Tanto se n’è parlato, che alla fine il partito è arrivato. Oscar Fulvio Giannino, sempre più simile – comunque vesta – al primo vero personaggio da quiz della tv italiana, Gianluigi Marianini di Lascia o raddoppia – ha trasformato ufficialmente in soggetto politico strutturato il suo movimento “Fermare il declino”, nato in estate. Giannino punta a presentarsi alle elezioni politiche e a quelle regionali con la sua squadra di persone, possibilmente in tutta l’Italia: ci sono i 45mila firmatari del manifesto (anche se non parteciperanno di certo tutti all’impresa politica), ci sono docenti di livello come Luigi Zingales e Michele Boldrin, politici di altre epoche (persino Carlo Scognamiglio ha firmato il manifesto, ma c’è anche Giancarlo Pagliarini) e c’è il tentativo di candidare Pietro Ichino, pur avendo egli immaginato una sua disponibilità per una lista Monti in Lombardia (mentre il Monti delle tasse a Giannino non piace proprio).
Le idee sono le stesse dieci proposte messe in campo finora: ridurre il debito pubblico, la spesa pubblica (almeno 6 punti di PIL in 5 anni) e la pressione fiscale (almeno 5 punti in 5 anni); completare in fretta le liberalizzazioni, preferire il sostegno al reddito di chi perde il lavoro alla tutela dei posti esistenti; regolare i conflitti d'interesse; far funzionare la giustizia; liberare le potenzialità di crescita, lavoro e creatività dei giovani e delle donne; rendere di nuovo l’istruzione strumento di emancipazione socio-economica delle nuove generazioni; approdare a un «vero federalismo» che preveda ruoli chiari e coerenti per i vari livelli di governo.

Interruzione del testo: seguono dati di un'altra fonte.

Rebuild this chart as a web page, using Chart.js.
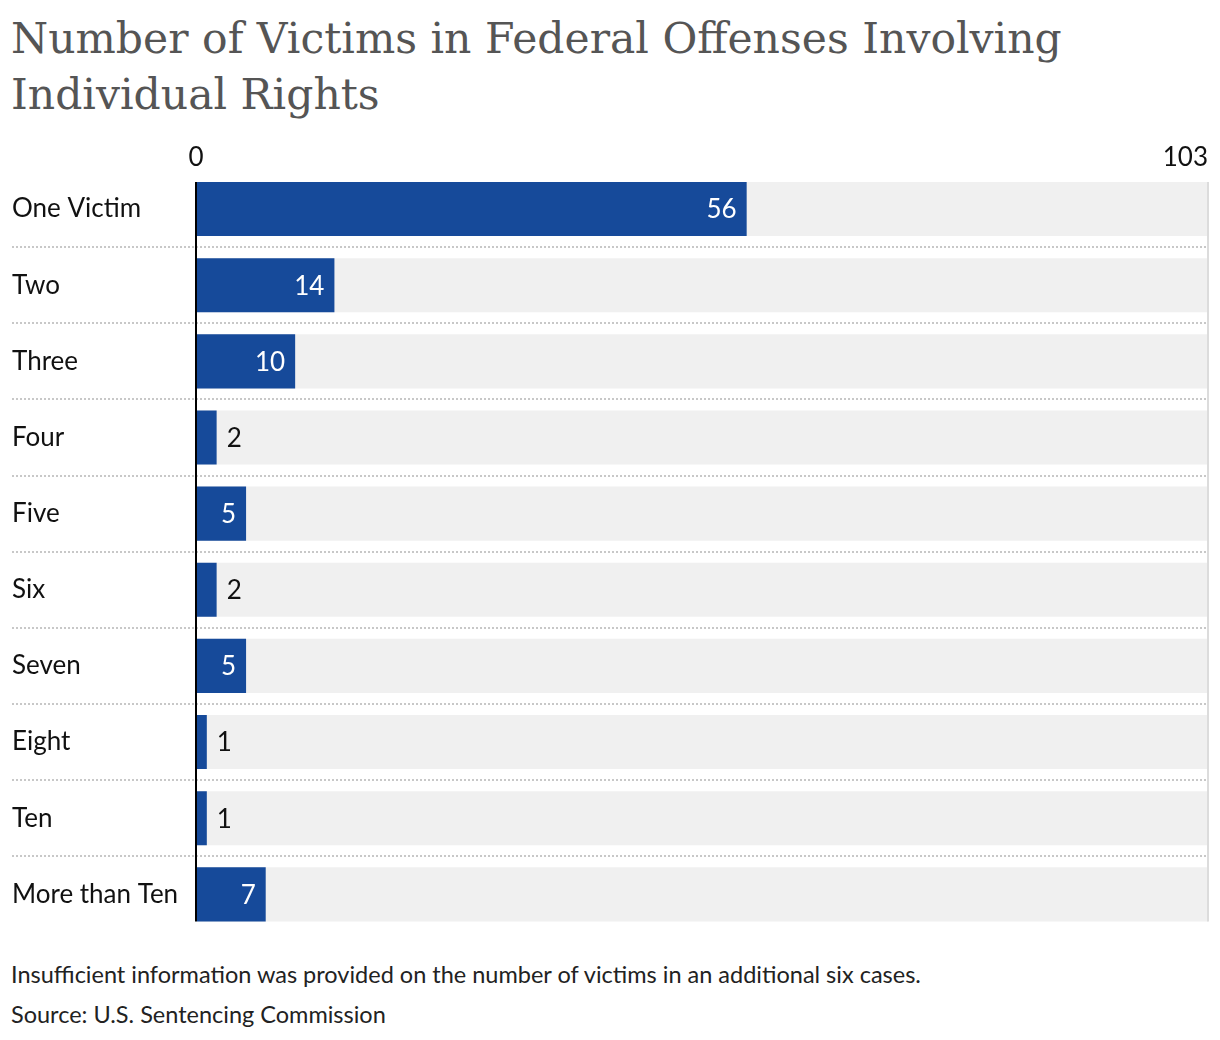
<!DOCTYPE html>
<html>
<head>
<meta charset="utf-8">
<script src="https://cdn.jsdelivr.net/npm/chart.js@4"></script>
<style>
  body { margin: 0; background: #fff; width: 1220px; height: 1040px; position: relative; overflow: hidden; }
  #title { position: absolute; left: 11px; top: 11px; margin: 0; font-family: "DejaVu Serif", serif; font-weight: normal; font-size: 42.5px; line-height: 56px; color: #555; }
  #wrap { position: absolute; left: 0; top: 130px; width: 1220px; height: 821px; }
  .note { position: absolute; left: 11px; font-family: Lato, sans-serif; font-size: 23.5px; color: #222; }
</style>
</head>
<body>
<h1 id="title">Number of Victims in Federal Offenses Involving<br>Individual Rights</h1>
<div id="wrap"><canvas id="chart"></canvas></div>
<div class="note" style="top:960px">Insufficient information was provided on the number of victims in an additional six cases.</div>
<div class="note" style="top:1000px">Source: U.S. Sentencing Commission</div>
<script>
// Data
const categories = ['One Victim', 'Two', 'Three', 'Four', 'Five', 'Six', 'Seven', 'Eight', 'Ten', 'More than Ten'];
const victims = [56, 14, 10, 2, 5, 2, 5, 1, 1, 7];
const axisMax = 103;
const tickLabels = [0, 103];

const barColor = '#164a9a';
const trackColor = '#f0f0f0';

// draws separators, axis lines, tick labels and value labels
const decorPlugin = {
  id: 'decor',
  beforeDatasetsDraw(chart) {
    const ctx = chart.ctx;
    const y = chart.scales.y;
    ctx.save();
    ctx.strokeStyle = '#c8c8c8';
    ctx.lineWidth = 2;
    ctx.setLineDash([2, 2]);
    for (let i = 1; i < categories.length; i++) {
      const yy = Math.round((y.getPixelForValue(i - 1) + y.getPixelForValue(i)) / 2);
      ctx.beginPath();
      ctx.moveTo(12, yy);
      ctx.lineTo(chart.chartArea.right, yy);
      ctx.stroke();
    }
    ctx.restore();
  },
  afterDatasetsDraw(chart) {
    const ctx = chart.ctx;
    const x = chart.scales.x;
    const meta = chart.getDatasetMeta(1);
    const first = meta.data[0];
    const last = meta.data[meta.data.length - 1];
    const top = first.y - first.height / 2;
    const bottom = last.y + last.height / 2;
    ctx.save();
    // right edge line
    ctx.strokeStyle = '#dcdcdc';
    ctx.lineWidth = 2;
    ctx.beginPath();
    ctx.moveTo(x.getPixelForValue(axisMax), top);
    ctx.lineTo(x.getPixelForValue(axisMax), bottom);
    ctx.stroke();
    // zero line
    ctx.strokeStyle = '#000';
    ctx.beginPath();
    ctx.moveTo(x.getPixelForValue(0) - 1, top);
    ctx.lineTo(x.getPixelForValue(0) - 1, bottom);
    ctx.stroke();

    // tick labels
    ctx.font = '26px Lato, sans-serif';
    ctx.fillStyle = '#111';
    ctx.textBaseline = 'alphabetic';
    tickLabels.forEach(function (t, i) {
      ctx.textAlign = i === 0 ? 'center' : 'right';
      const px = x.getPixelForValue(t) + (i === 0 ? -1 : 0);
      ctx.fillText(String(t), px, 36);
    });

    // value labels
    ctx.textBaseline = 'middle';
    meta.data.forEach(function (bar, i) {
      const txt = String(victims[i]);
      const w = ctx.measureText(txt).width;
      const barW = bar.x - bar.base;
      if (barW > w + 20) {
        ctx.fillStyle = '#fff';
        ctx.textAlign = 'right';
        ctx.fillText(txt, bar.x - 10, bar.y + 1);
      } else {
        ctx.fillStyle = '#111';
        ctx.textAlign = 'left';
        ctx.fillText(txt, bar.x + 10, bar.y + 1);
      }
    });
    ctx.restore();
  }
};

new Chart(document.getElementById('chart'), {
  type: 'bar',
  data: {
    labels: categories,
    datasets: [
      {
        data: categories.map(function () { return axisMax; }),
        backgroundColor: trackColor,
        grouped: false,
        order: 2
      },
      {
        data: victims,
        backgroundColor: barColor,
        grouped: false,
        order: 1
      }
    ]
  },
  options: {
    indexAxis: 'y',
    responsive: true,
    maintainAspectRatio: false,
    animation: false,
    events: [],
    datasets: {
      bar: { categoryPercentage: 1, barPercentage: 54 / 76 }
    },
    layout: { padding: { left: 12, right: 12, top: 41, bottom: 9 } },
    scales: {
      x: { display: false, min: 0, max: axisMax },
      y: {
        grid: { display: false },
        border: { display: false },
        ticks: {
          crossAlign: 'far',
          color: '#111',
          font: { family: 'Lato, sans-serif', size: 26 }
        },
        afterFit: function (scale) { scale.width = 185; }
      }
    },
    plugins: {
      legend: { display: false },
      tooltip: { enabled: false }
    }
  },
  plugins: [decorPlugin]
});
</script>
</body>
</html>
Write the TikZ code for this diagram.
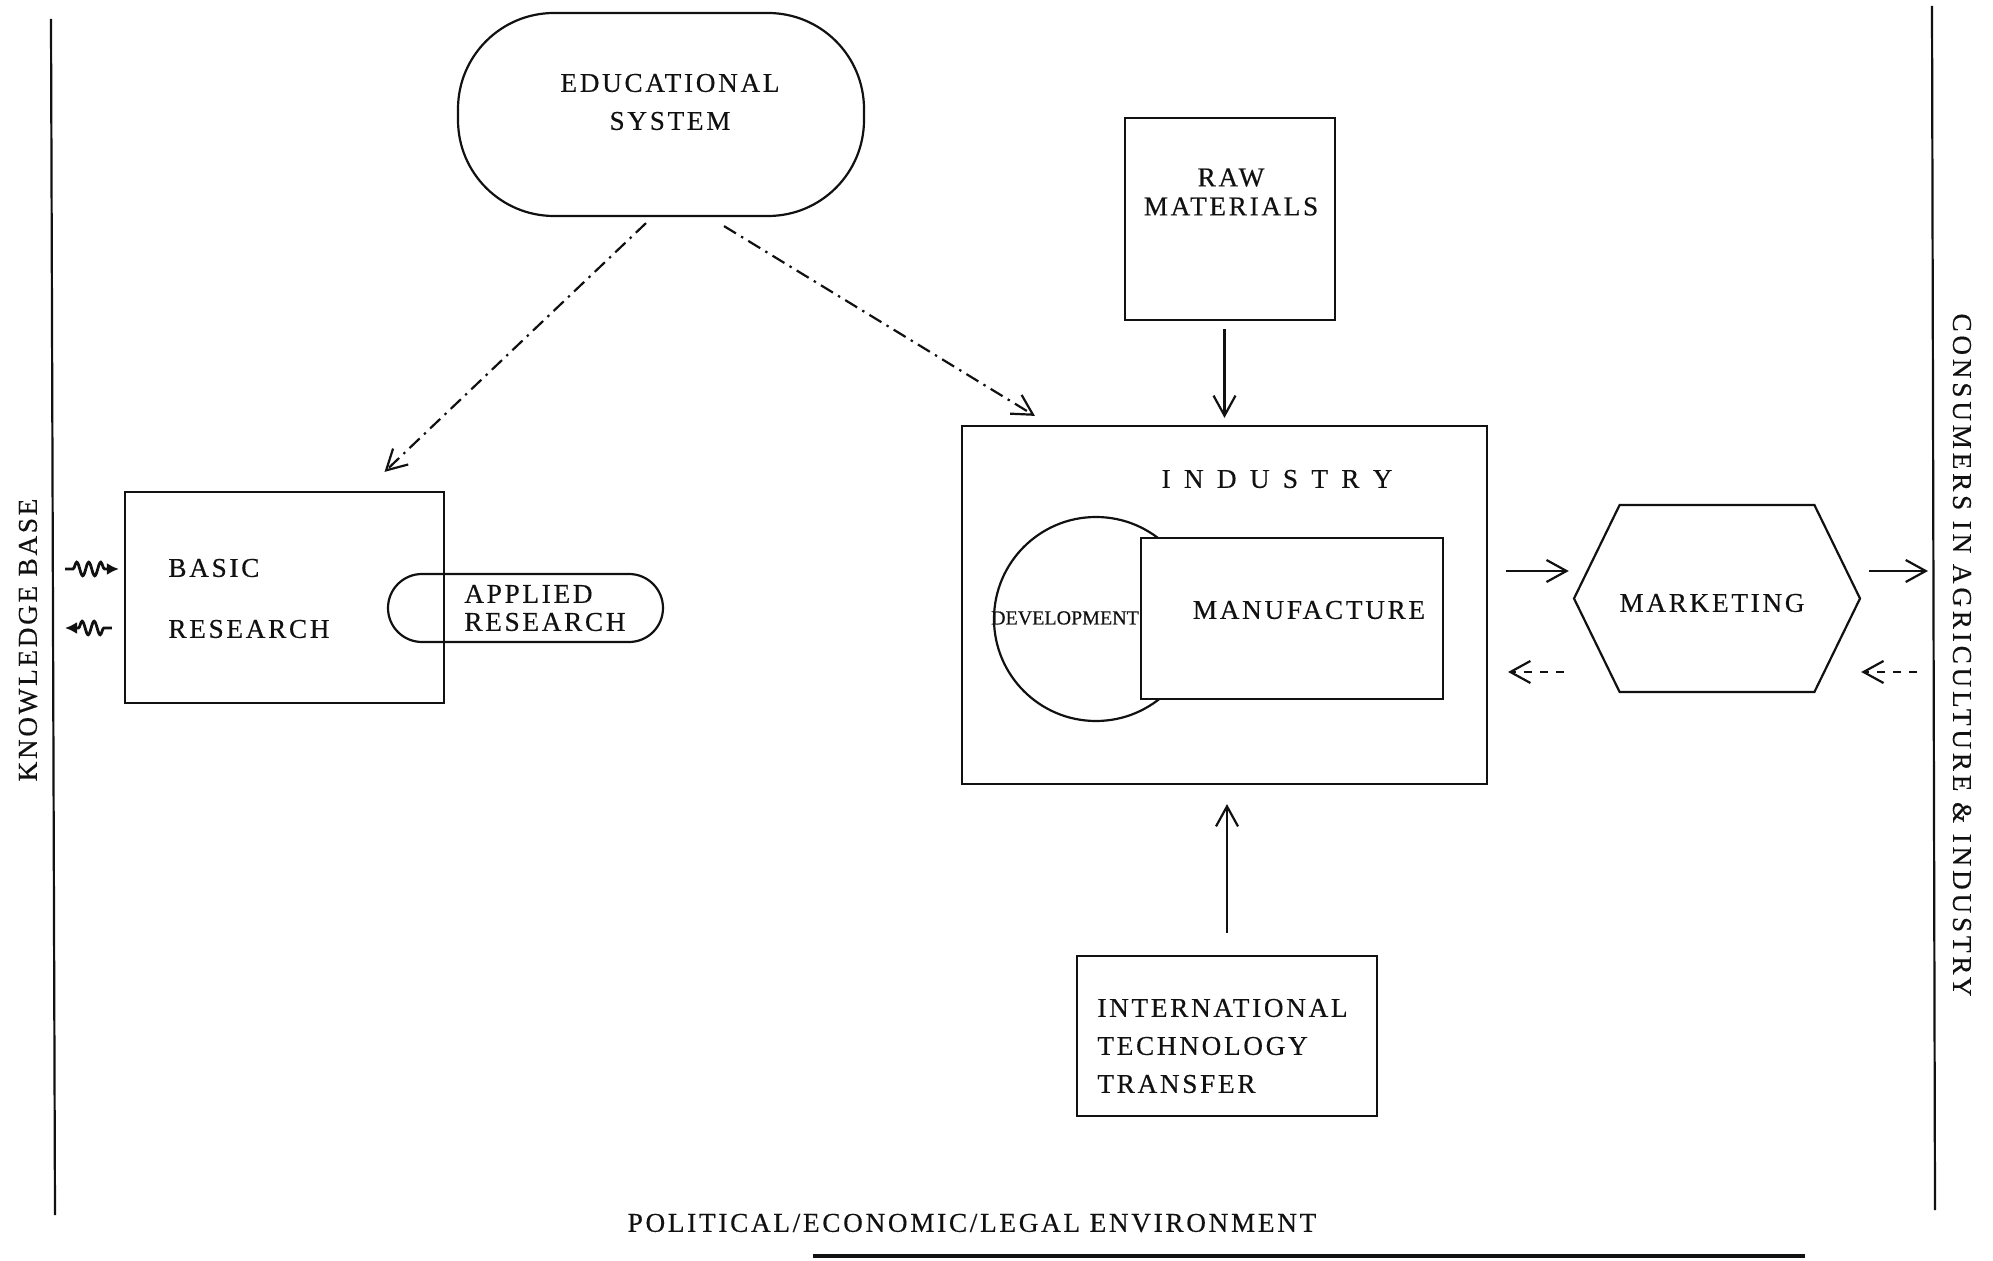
\documentclass[tikz,border=0pt]{standalone}
\usepackage{fontspec}
\setmainfont{Liberation Serif}[LetterSpace=10,FakeBold=0.4]
\newfontfamily\devfont{Liberation Serif}[FakeBold=0.4]
\newfontfamily\widefont{Liberation Serif}[LetterSpace=24,FakeBold=0.4]
\newfontfamily\consfont{Liberation Serif}[LetterSpace=14,FakeBold=0.4]
\usepackage{tikz}
\usetikzlibrary{calc,arrows.meta,shapes.symbols,decorations.pathmorphing}
\definecolor{ink}{HTML}{111111}
\tikzset{
  base/.style={draw=ink, line width=1.1pt},
  box/.style={base, rectangle, inner sep=0pt},
  pill/.style={base, rectangle, rounded corners=#1, inner sep=0pt},
  lab/.style={text=ink, font=\fontsize{13.6}{19}\selectfont, inner sep=0pt},
  arr/.style={draw=ink, line width=1.1pt, -{Straight Barb[length=10pt,width=11pt]}},
  dasharr/.style={arr, dash pattern=on 4pt off 4pt},
  dotarr/.style={arr, dash pattern=on 7pt off 3pt on 1.2pt off 3pt},
  wig/.style={draw=ink, line width=1.4pt, -{Latex[length=6pt,width=6pt]},
    decorate, decoration={snake, amplitude=3.4pt, segment length=6pt, pre length=4pt, post length=6pt}},
}

\begin{document}
\begin{tikzpicture}[x=0.5pt,y=-0.5pt]
  \useasboundingbox (0,0) rectangle (1993,1261);
  % frame lines
  \coordinate (ltop) at (51,19);   \coordinate (lbot) at (55,1215);
  \coordinate (rtop) at (1932,6);  \coordinate (rbot) at (1935,1210);
  \coordinate (btl) at (813,1256); \coordinate (btr) at (1805,1256);
  \draw[base] (ltop) -- (lbot);
  \draw[base] (rtop) -- (rbot);
  \draw[draw=ink, line width=1.6pt] (btl) -- (btr);
  \node[lab, rotate=90] (kb) at (28,640) {KNOWLEDGE BASE};
  \node[lab, rotate=-90] (cons) at (1962,655) {\consfont CONSUMERS IN AGRICULTURE \& INDUSTRY};
  \node[lab] (env) at (972,1223) {POLITICAL/ECONOMIC/LEGAL ENVIRONMENT};

  % shapes
  \node[pill=48pt, minimum width=203pt, minimum height=101.5pt] (edu) at (661,114.5) {};
  \node[lab, align=center] (edutxt) at (670,102) {EDUCATIONAL\\SYSTEM};
  \node[box, minimum width=105pt, minimum height=101pt] (raw) at (1230,219) {};
  \node[lab, align=center] (rawtxt) at (1231,192) {RAW\\[-4.5pt]MATERIALS};
  \node[box, minimum width=262.5pt, minimum height=179pt] (industry) at (1224.5,605) {};
  \node[lab] (indtxt) at (1277,479) {\widefont I N D U S T R Y};
  \node[base, circle, minimum size=102pt, inner sep=0pt] (dev) at (1096,619) {};
  \node[box, fill=white, minimum width=151pt, minimum height=80.5pt] (manu) at (1292,618.5) {};
  \node[lab] (devtxt) at (1065,618) {\devfont\fontsize{10}{12}\selectfont DEVELOPMENT};
  \node[lab] (manutxt) at (1309,610) {MANUFACTURE};
  \node[base, signal, signal to=west and east, signal pointer angle=128,
        minimum width=143pt, minimum height=93.5pt, inner sep=0pt] (mkt) at (1717,598.5) {};
  \node[lab] (mkttxt) at (1712,603) {MARKETING};
  \node[box, minimum width=159.5pt, minimum height=105.5pt] (basic) at (284.5,597.5) {};
  \node[lab, align=left, anchor=west] (basictxt) at (168,598.5) {BASIC\\[11.5pt]RESEARCH};
  \node[pill=17pt, minimum width=137.5pt, minimum height=34pt] (applied) at (525.5,608) {};
  \node[lab, align=left, anchor=west] (appliedtxt) at (464,608) {APPLIED\\[-5pt]RESEARCH};
  \node[box, minimum width=150pt, minimum height=80pt] (itt) at (1227,1036) {};
  \node[lab, align=left, anchor=west] (itttxt) at (1097,1046) {INTERNATIONAL\\TECHNOLOGY\\TRANSFER};

  % connectors
  \draw[arr, shorten <=4pt, shorten >=3.5pt] (raw.south -| industry.north) -- (industry.north);
  \draw[arr, shorten <=11pt, shorten >=9.5pt] (itt.north) -- (itt.north |- industry.south);
  \draw[dotarr] ($(edu.south)+(-15,6)$) -- ($(basic.north)+(100,-19)$);
  \draw[dotarr] ($(edu.south)+(63,9)$) -- ($(industry.north west)+(74,-9)$);
  \coordinate (cin) at (1928,571);
  \coordinate (cout) at (1917,672);
  \draw[arr] ($(industry.east)+(18,-34)$) -- ($(mkt.west)+(-4,-27.5)$);
  \draw[arr] ($(mkt.east)+(8,-27.5)$) -- (cin);
  \draw[dasharr] ($(mkt.west)+(-9,73.5)$) -- ($(industry.east)+(20,67)$);
  \draw[dasharr] (cout) -- ($(mkt.east)+(0,73.5)$);
  \coordinate (kin) at (65,569);
  \coordinate (kout) at (65,628);
  \draw[wig] (kin) -- ($(basic.west)+(-5,-28.5)$);
  \draw[wig] ($(basic.west)+(-12,30.5)$) -- (kout);
\end{tikzpicture}
\end{document}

Per Giannino – che peraltro vanta militanze politiche precedenti, dai repubblicani ad Alleanza democratica di Bordon, fino ai Riformatori liberali di Della Vedova e di nuovo al Pri – il movimento crede in una politica «fattiva, pragmatica, con poche chiacchiere e molti fatti. Siamo quelli del Fare, perché è il momento di agire con concretezza per fermare il declino». Non a caso, «Fare» è la parola che campeggia nel contrassegno scelto dalla formazione per le elezioni di febbraio: su fondo rosso, sono particolarmente evidenti la scritta e la frecciona bianca, naturalmente puntata verso l’alto (e verso destra, anche se loro direbbero piuttosto «in avanti»), quasi a pensare alla risalita dopo il declino. La freccia, a dire il vero, è uno dei simboli meno utilizzati nell’iconografica partitica: se ne ricordano obiettivamente poche, almeno tra i partiti di un certo peso, eccetto – si fa per dire – la prima versione dei Moderati italiani in rivoluzione di Samorì. Riuscirà la «piccola pattuglia di rompicoglioni di professione» (© di Giannino) ad approdare in Parlamento, a dispetto di ogni clausola di sbarramento e della mancanza di grandi finanziatori alle spalle?